The National Treasury, Nairobi in this picture taken on Wednesday, March 15, 2023. PHOTO | DENNIS ONSONGO | NMG

The Treasury officials have expressed concern over the high commitment fees they are forced to pay for undisbursed external loans, a situation they say has been aggravated by the weakening of the Kenyan shilling.

President William Ruto’s administration has suspended dozens of projects initiated by the previous regime, a move that has seen a number of ministries fail to absorb their development funds.

This has led to a buildup in undrawn external loans that have continued to incur commitment fees annually, a National Treasury official told Business Daily.

“With the weakening of the shilling, we are paying a lot of money for commitment. That (commitment fees) and interest,” said the source, who added that foreign interest payments have also been a source of pressure.

Read: Treasury saves Sh32bn on lower debt repayment

A weaker shilling against other foreign currencies such as dollars and euros has meant that the country is also taking a hit via exchange losses when servicing these foreign obligations, including interest and fees.

The commitment fee is paid by a borrower to compensate the lender for their commitment to lend.

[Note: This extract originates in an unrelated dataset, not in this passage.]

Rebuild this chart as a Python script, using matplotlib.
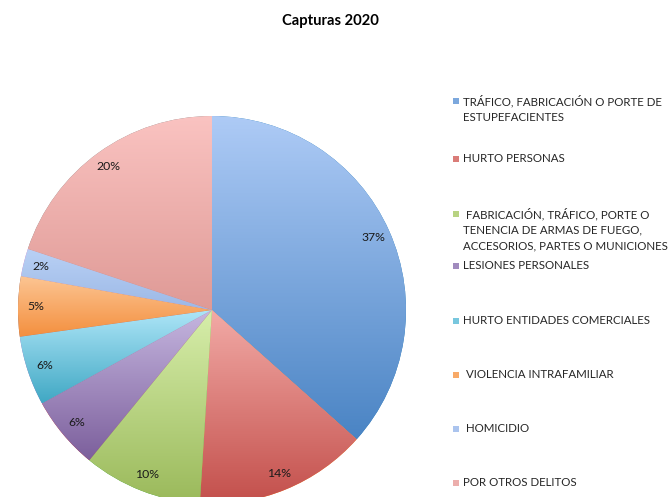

The fee is charged because the lender has set aside funds for the loan but cannot yet charge interest pending drawdown.

Roads and energy projects suffered the steepest cuts in President Ruto’s budget reorganization, which slashed Sh106.3 billion from the development budget but increased recurrent spending in various offices including the State House.

The road transport budget was trimmed by Sh47.29 billion while the budget for power generation, transmission and distribution fell by Sh40.56 billion as the new administration moved to tighten government purses.

At least 19 major projects took a hit from tweaks in government spending with their foreign funding for the current financial year being by at least Sh66.8 billion.

Funding by multilateral institutions such as the World Bank and the African Development Bank (AfDB) was affected by the cutbacks, leading to a buildup in idle funds that had already been approved.

The World Bank, one of Kenya’s largest financiers, charges a commitment fee of 0.25 percent every year for its loans given under the International Development Association (IDA), the group’s platform for fighting extreme poverty in the world’s lowest-income countries. 

Read: Treasury cash data fails to reveal a broke government

The government has paid Sh3.35 billion in commitment fees on undrawn loans contracted by the Treasury with foreign lenders in the last three years, the National Assembly’s committee on Public Debt and Privatisation said in a report in February.